**** Dataset extract
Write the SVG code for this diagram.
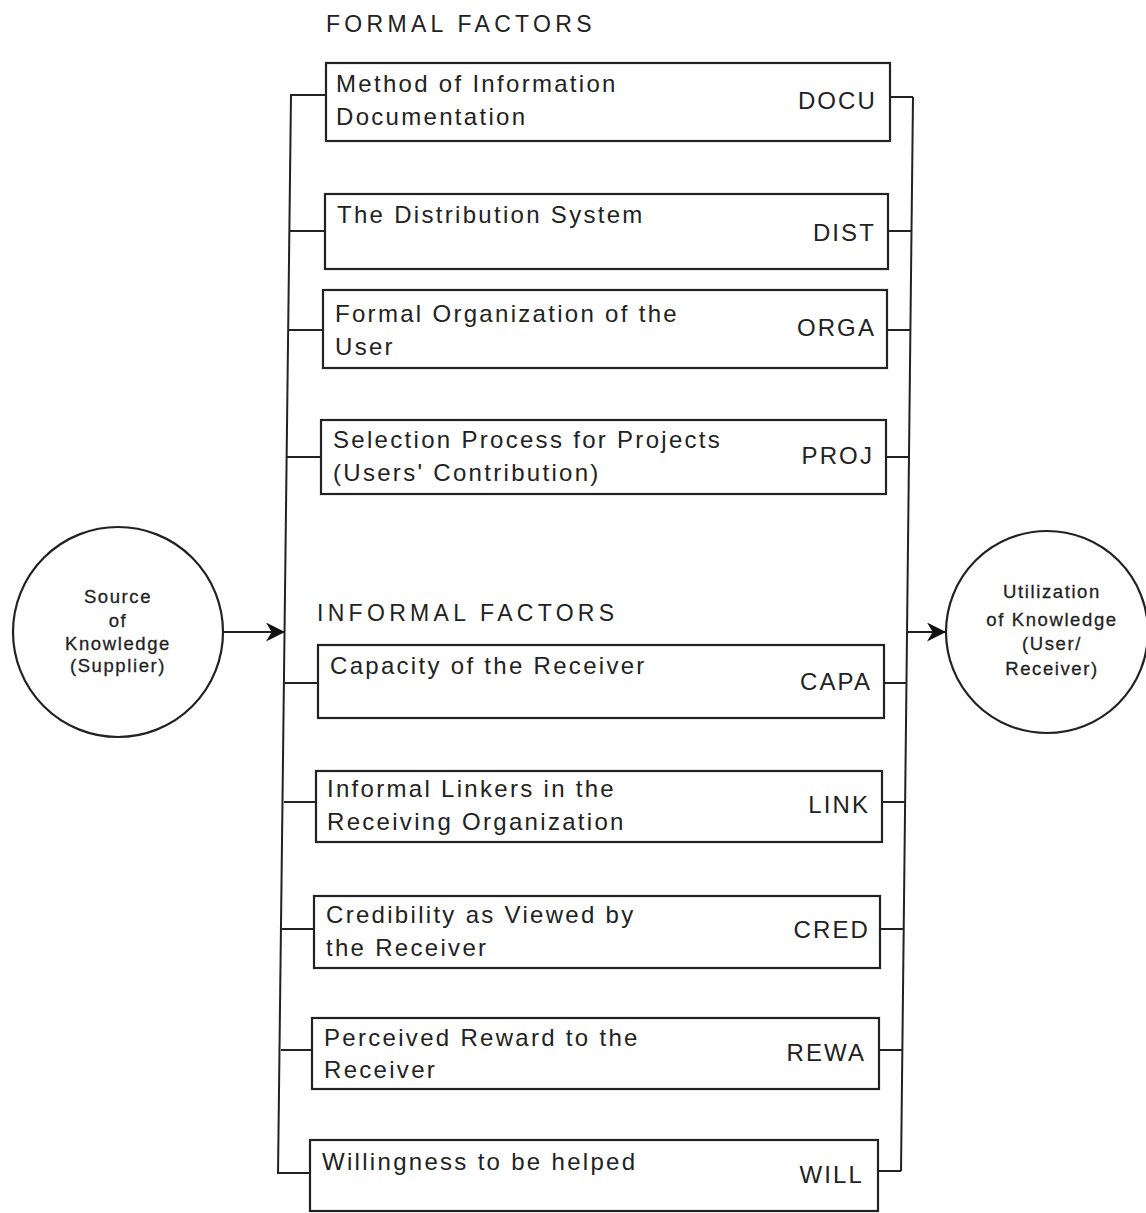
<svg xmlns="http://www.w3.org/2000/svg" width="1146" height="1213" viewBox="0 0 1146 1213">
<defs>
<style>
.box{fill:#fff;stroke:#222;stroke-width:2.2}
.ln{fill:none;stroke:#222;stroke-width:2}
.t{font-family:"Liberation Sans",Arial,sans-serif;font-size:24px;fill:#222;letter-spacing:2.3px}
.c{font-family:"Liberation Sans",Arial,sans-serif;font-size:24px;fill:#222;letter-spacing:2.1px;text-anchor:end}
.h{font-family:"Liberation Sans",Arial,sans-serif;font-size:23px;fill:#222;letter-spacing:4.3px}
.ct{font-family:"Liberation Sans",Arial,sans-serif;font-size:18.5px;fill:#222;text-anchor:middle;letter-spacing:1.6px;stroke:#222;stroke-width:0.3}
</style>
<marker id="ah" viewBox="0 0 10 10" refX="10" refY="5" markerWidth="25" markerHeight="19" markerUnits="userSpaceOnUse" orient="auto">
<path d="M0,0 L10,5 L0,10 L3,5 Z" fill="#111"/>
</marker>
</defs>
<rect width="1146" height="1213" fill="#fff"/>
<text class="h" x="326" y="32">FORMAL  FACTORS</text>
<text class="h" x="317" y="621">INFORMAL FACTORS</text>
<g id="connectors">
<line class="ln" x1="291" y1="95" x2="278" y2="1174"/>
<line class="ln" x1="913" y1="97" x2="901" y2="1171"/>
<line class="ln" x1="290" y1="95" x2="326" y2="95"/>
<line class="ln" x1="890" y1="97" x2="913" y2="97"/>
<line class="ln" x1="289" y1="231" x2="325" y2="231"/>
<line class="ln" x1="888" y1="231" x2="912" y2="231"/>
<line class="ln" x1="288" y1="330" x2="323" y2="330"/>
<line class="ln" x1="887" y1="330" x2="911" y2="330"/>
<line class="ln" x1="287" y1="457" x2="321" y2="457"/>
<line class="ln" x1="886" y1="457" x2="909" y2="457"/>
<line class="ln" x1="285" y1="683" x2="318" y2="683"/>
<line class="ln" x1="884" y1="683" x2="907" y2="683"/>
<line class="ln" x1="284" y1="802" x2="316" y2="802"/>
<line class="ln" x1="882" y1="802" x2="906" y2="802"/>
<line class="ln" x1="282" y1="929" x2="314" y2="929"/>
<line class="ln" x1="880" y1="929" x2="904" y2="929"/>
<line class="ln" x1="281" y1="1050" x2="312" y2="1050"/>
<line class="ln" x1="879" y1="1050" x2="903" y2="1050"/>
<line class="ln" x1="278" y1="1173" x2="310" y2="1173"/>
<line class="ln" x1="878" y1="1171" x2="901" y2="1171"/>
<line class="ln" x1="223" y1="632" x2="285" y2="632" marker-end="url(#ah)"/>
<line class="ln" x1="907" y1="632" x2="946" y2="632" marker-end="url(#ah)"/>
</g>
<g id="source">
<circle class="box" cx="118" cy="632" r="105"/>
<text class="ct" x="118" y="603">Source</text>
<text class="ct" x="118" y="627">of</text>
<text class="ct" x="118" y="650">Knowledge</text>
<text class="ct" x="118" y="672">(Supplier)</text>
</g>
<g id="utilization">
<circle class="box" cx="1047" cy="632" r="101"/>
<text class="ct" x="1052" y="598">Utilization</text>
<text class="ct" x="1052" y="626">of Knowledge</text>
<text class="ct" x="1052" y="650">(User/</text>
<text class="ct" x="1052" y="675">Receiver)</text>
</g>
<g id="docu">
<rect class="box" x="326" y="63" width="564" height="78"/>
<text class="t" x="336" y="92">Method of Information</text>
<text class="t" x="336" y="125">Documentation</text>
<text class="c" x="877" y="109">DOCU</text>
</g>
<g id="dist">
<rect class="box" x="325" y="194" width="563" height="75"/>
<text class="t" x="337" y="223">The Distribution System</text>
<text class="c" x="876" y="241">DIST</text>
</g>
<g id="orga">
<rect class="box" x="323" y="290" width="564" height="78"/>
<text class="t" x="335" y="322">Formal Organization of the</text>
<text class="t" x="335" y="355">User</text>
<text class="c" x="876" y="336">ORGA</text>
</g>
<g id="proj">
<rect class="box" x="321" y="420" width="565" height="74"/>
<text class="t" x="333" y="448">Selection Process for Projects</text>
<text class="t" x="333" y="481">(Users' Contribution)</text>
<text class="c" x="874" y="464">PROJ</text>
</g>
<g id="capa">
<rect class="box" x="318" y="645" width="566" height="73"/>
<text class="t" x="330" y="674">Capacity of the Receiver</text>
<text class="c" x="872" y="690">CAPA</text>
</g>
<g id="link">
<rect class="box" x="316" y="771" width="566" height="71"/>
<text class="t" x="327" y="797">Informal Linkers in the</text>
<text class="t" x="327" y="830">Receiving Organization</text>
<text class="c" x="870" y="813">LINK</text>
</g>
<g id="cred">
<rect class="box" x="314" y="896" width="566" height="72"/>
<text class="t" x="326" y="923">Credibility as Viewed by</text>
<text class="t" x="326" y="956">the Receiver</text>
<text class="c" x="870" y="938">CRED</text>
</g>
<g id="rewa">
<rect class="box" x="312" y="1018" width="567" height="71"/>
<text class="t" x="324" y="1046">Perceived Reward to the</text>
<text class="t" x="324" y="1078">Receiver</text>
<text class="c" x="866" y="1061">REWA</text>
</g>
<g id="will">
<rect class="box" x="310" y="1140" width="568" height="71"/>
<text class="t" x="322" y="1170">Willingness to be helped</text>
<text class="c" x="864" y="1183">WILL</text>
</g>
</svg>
********
## Task details:
Omit every picture while copying the listing above exactly.

## Solution for this task:
Write the SVG code for this diagram.
<svg xmlns="http://www.w3.org/2000/svg" width="1146" height="1213" viewBox="0 0 1146 1213">
<defs>
<style>
.box{fill:#fff;stroke:#222;stroke-width:2.2}
.ln{fill:none;stroke:#222;stroke-width:2}
.t{font-family:"Liberation Sans",Arial,sans-serif;font-size:24px;fill:#222;letter-spacing:2.3px}
.c{font-family:"Liberation Sans",Arial,sans-serif;font-size:24px;fill:#222;letter-spacing:2.1px;text-anchor:end}
.h{font-family:"Liberation Sans",Arial,sans-serif;font-size:23px;fill:#222;letter-spacing:4.3px}
.ct{font-family:"Liberation Sans",Arial,sans-serif;font-size:18.5px;fill:#222;text-anchor:middle;letter-spacing:1.6px;stroke:#222;stroke-width:0.3}
</style>
<marker id="ah" viewBox="0 0 10 10" refX="10" refY="5" markerWidth="25" markerHeight="19" markerUnits="userSpaceOnUse" orient="auto">
<path d="M0,0 L10,5 L0,10 L3,5 Z" fill="#111"/>
</marker>
</defs>
<rect width="1146" height="1213" fill="#fff"/>
<text class="h" x="326" y="32">FORMAL  FACTORS</text>
<text class="h" x="317" y="621">INFORMAL FACTORS</text>
<g id="connectors">
<line class="ln" x1="291" y1="95" x2="278" y2="1174"/>
<line class="ln" x1="913" y1="97" x2="901" y2="1171"/>
<line class="ln" x1="290" y1="95" x2="326" y2="95"/>
<line class="ln" x1="890" y1="97" x2="913" y2="97"/>
<line class="ln" x1="289" y1="231" x2="325" y2="231"/>
<line class="ln" x1="888" y1="231" x2="912" y2="231"/>
<line class="ln" x1="288" y1="330" x2="323" y2="330"/>
<line class="ln" x1="887" y1="330" x2="911" y2="330"/>
<line class="ln" x1="287" y1="457" x2="321" y2="457"/>
<line class="ln" x1="886" y1="457" x2="909" y2="457"/>
<line class="ln" x1="285" y1="683" x2="318" y2="683"/>
<line class="ln" x1="884" y1="683" x2="907" y2="683"/>
<line class="ln" x1="284" y1="802" x2="316" y2="802"/>
<line class="ln" x1="882" y1="802" x2="906" y2="802"/>
<line class="ln" x1="282" y1="929" x2="314" y2="929"/>
<line class="ln" x1="880" y1="929" x2="904" y2="929"/>
<line class="ln" x1="281" y1="1050" x2="312" y2="1050"/>
<line class="ln" x1="879" y1="1050" x2="903" y2="1050"/>
<line class="ln" x1="278" y1="1173" x2="310" y2="1173"/>
<line class="ln" x1="878" y1="1171" x2="901" y2="1171"/>
<line class="ln" x1="223" y1="632" x2="285" y2="632" marker-end="url(#ah)"/>
<line class="ln" x1="907" y1="632" x2="946" y2="632" marker-end="url(#ah)"/>
</g>
<g id="source">
<circle class="box" cx="118" cy="632" r="105"/>
<text class="ct" x="118" y="603">Source</text>
<text class="ct" x="118" y="627">of</text>
<text class="ct" x="118" y="650">Knowledge</text>
<text class="ct" x="118" y="672">(Supplier)</text>
</g>
<g id="utilization">
<circle class="box" cx="1047" cy="632" r="101"/>
<text class="ct" x="1052" y="598">Utilization</text>
<text class="ct" x="1052" y="626">of Knowledge</text>
<text class="ct" x="1052" y="650">(User/</text>
<text class="ct" x="1052" y="675">Receiver)</text>
</g>
<g id="docu">
<rect class="box" x="326" y="63" width="564" height="78"/>
<text class="t" x="336" y="92">Method of Information</text>
<text class="t" x="336" y="125">Documentation</text>
<text class="c" x="877" y="109">DOCU</text>
</g>
<g id="dist">
<rect class="box" x="325" y="194" width="563" height="75"/>
<text class="t" x="337" y="223">The Distribution System</text>
<text class="c" x="876" y="241">DIST</text>
</g>
<g id="orga">
<rect class="box" x="323" y="290" width="564" height="78"/>
<text class="t" x="335" y="322">Formal Organization of the</text>
<text class="t" x="335" y="355">User</text>
<text class="c" x="876" y="336">ORGA</text>
</g>
<g id="proj">
<rect class="box" x="321" y="420" width="565" height="74"/>
<text class="t" x="333" y="448">Selection Process for Projects</text>
<text class="t" x="333" y="481">(Users' Contribution)</text>
<text class="c" x="874" y="464">PROJ</text>
</g>
<g id="capa">
<rect class="box" x="318" y="645" width="566" height="73"/>
<text class="t" x="330" y="674">Capacity of the Receiver</text>
<text class="c" x="872" y="690">CAPA</text>
</g>
<g id="link">
<rect class="box" x="316" y="771" width="566" height="71"/>
<text class="t" x="327" y="797">Informal Linkers in the</text>
<text class="t" x="327" y="830">Receiving Organization</text>
<text class="c" x="870" y="813">LINK</text>
</g>
<g id="cred">
<rect class="box" x="314" y="896" width="566" height="72"/>
<text class="t" x="326" y="923">Credibility as Viewed by</text>
<text class="t" x="326" y="956">the Receiver</text>
<text class="c" x="870" y="938">CRED</text>
</g>
<g id="rewa">
<rect class="box" x="312" y="1018" width="567" height="71"/>
<text class="t" x="324" y="1046">Perceived Reward to the</text>
<text class="t" x="324" y="1078">Receiver</text>
<text class="c" x="866" y="1061">REWA</text>
</g>
<g id="will">
<rect class="box" x="310" y="1140" width="568" height="71"/>
<text class="t" x="322" y="1170">Willingness to be helped</text>
<text class="c" x="864" y="1183">WILL</text>
</g>
</svg>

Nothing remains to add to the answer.